Willis was awarded a 1958 Hugo Award as "Outstanding Actifan" (active fan), which replaced the Best Fanzine category that year. He was nominated for a best fan writer Hugo in 1969 and two retro-Hugos in the same category (in 2001, 2004 for work in 1951, 1954). In 1959 and 1957 he was nominated in the fanzine category for Hyphen, and he received fanzine retro-Hugo nominations in 2004 for Slant and Hyphen.
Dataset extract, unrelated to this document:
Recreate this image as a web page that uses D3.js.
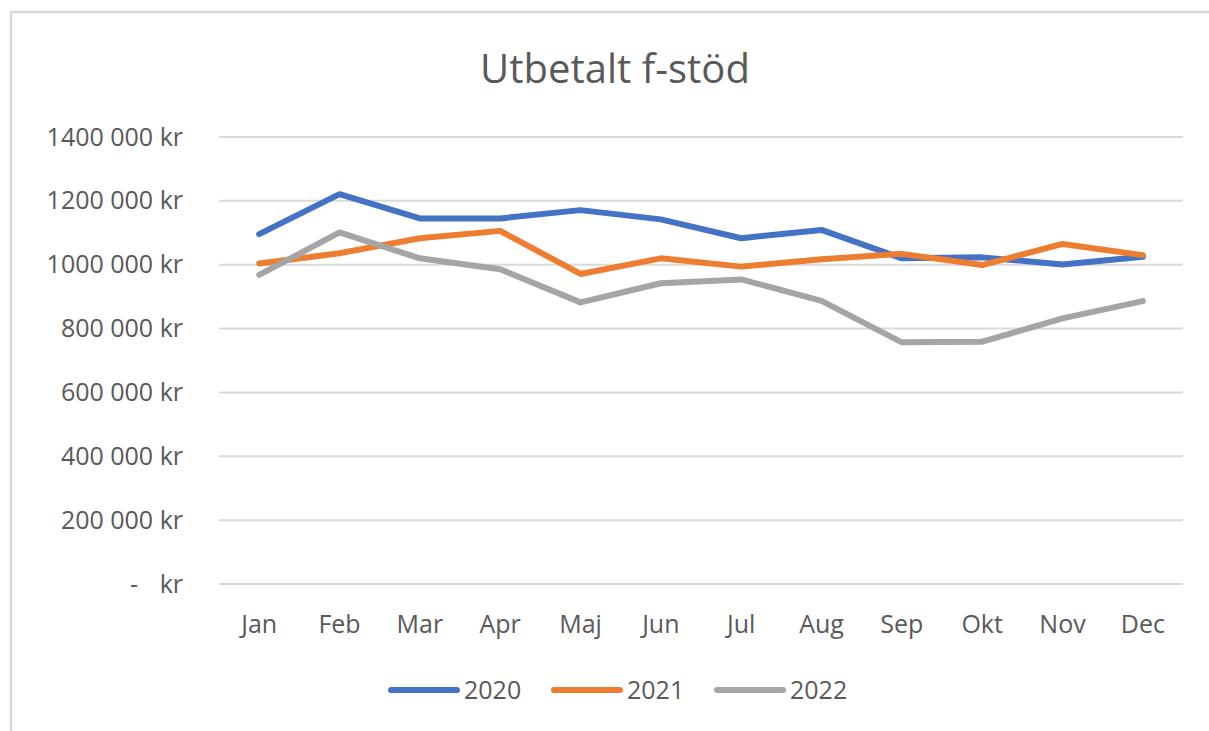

He shared a retro-Hugo for Slant with that fanzine's art editor James White.

His best known single work is The Enchanted Duplicator (1954), co-written with Bob Shaw, an allegory of a fan's quest to produce the perfect fanzine.

Willis was known for his droll, humorous writing, especially in a column "The Harp That Once or Twice" that began in the US fanzine Quandry (not a typo) edited by Lee Hoffman in 1951. This led to Willis's fame in US science fiction fandom and to his attending the 1952 Worldcon in Chicago as a special guest, recipient of travel funds raised by fans, under the leadership of fan Shelby Vick, who called the fund-raising 'the Willis Campaign', with the slogan, "WAW with the crew in '52!' which led to the establishment of the annual TransAtlantic Fan Fund.

He published one book professionally, under the pseudonym Walter Bryan: The Improbable Irish (1969), a linked sequence of mostly humorous essays about Ireland, its history and its people.

In 1980, Richard Bergeron, also a former publisher of Willis's fan writing, produced a 600-page hardcover mimeographed fanzine, issue 28 of his fanzine Warhoon, devoted to collecting most of Willis's fannish writings.